To translate: with his leg like a plank out to the side, he whips around in double and triple turns, then with only a bend of his standing leg to help, crooks the onetime plank leg to the back and whips around some more. Then the plank move again. Repeat, without rinsing, a dozen times.
It was amazing that Baryshnikov could get the momentum to keep revolving. His trick, I realized, was to strenuously pull the foot of his attitude leg to the back so his body would follow–like a tail wagging its dog.
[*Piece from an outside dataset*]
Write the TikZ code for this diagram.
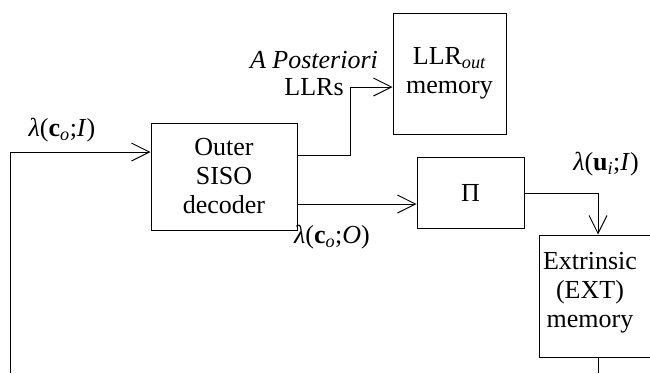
\documentclass[tikz,border=0pt]{standalone}
\usepackage{fontspec}
\setmainfont{Liberation Serif}
\usetikzlibrary{arrows.meta}
\begin{document}
\begin{tikzpicture}[x=1pt,y=-1pt,
  blk/.style={draw,line width=1pt,inner sep=0pt,align=center,font=\fontsize{26}{29}\selectfont},
  lbl/.style={inner sep=0pt,align=center,font=\fontsize{26}{27}\selectfont},
  arr/.style={line width=1pt,-{Straight Barb[length=18pt,width=18pt,line width=1pt]}},
  ln/.style={line width=1pt}]
\useasboundingbox (0,0) rectangle (650,373);
\clip (0,0) rectangle (650,373);
\node[blk,minimum width=146pt,minimum height=107pt] (outer) at (224,176.5) {Outer\\SISO\\decoder};
\node[blk,minimum width=113pt,minimum height=121pt] (llr) at (449.5,73.5) {LLR\textsubscript{\textit{out}}\\memory};
\node[blk,minimum width=107pt,minimum height=71pt] (pi) at (470.5,192.5) {Π};
\node[blk,minimum width=122pt,minimum height=122pt] (ext) at (600,296) {};
\node[lbl,font=\fontsize{26}{29}\selectfont] (exttext) at (590,293) {Extrinsic\\(EXT)\\memory};
\node[lbl] (apost) at (314,74) {\textit{A Posteriori}\\LLRs};
\node[lbl] (lci) at (62,130) {\textit{λ}(\textbf{c}\textsubscript{\textit{o}};\textit{I})};
\node[lbl] (lco) at (332,237) {\textit{λ}(\textbf{c}\textsubscript{\textit{o}};\textit{O})};
\node[lbl] (lui) at (606,164) {\textit{λ}(\textbf{u}\textsubscript{\textit{i}};\textit{I})};
\coordinate (inb) at (10,373);
\coordinate (extb) at (598,373);
\draw[arr] (inb) |- (outer.west |- 0,152);
\draw[arr] (outer.east |- 0,155) -- (350,155) |- (llr.west |- 0,87);
\draw[arr] (outer.east |- 0,204) -- (pi.west |- 0,204);
\draw[arr] (pi.east |- 0,193) -| (ext.north -| 598,0);
\draw[ln] (ext.south -| 598,0) -- (extb);
\end{tikzpicture}
\end{document}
Once I realized that, a grand epiphany arrived (about 20 years late, but oh, well): one of the dramas of virtuosic dancing is the way the dancing turns you into a mechanism, then back into a person–the alternation and tension between those two poles. Every time Baryshnikov had his leg in second, he was a person, every time his leg was winding his body around, he became a mechanism, a turning top–back and forth miraculously.
I don’t think I would ever have had that thought at a live performance. The screen’s muting of Baryshnikov’s humanity made it possible.
Reader Jennifer Smith of Wisconsin writes:
You may be interested to know about a program Wisconsin Public Television did in the last few years called “Dances for Television.”
Here’s a brief description:
The program features site-specific dances filmed on location in and around Dane County. Each vignette is created in and of the landscape, and speaks to metaphors of the senses, relationships and the changing of the seasons.
The dances were choreographed by Li Chiao-Ping with the specific intent of creating dance for the television camera.
Apollinaire responds: Thank you for writing, Jennifer. The work sounds really interesting.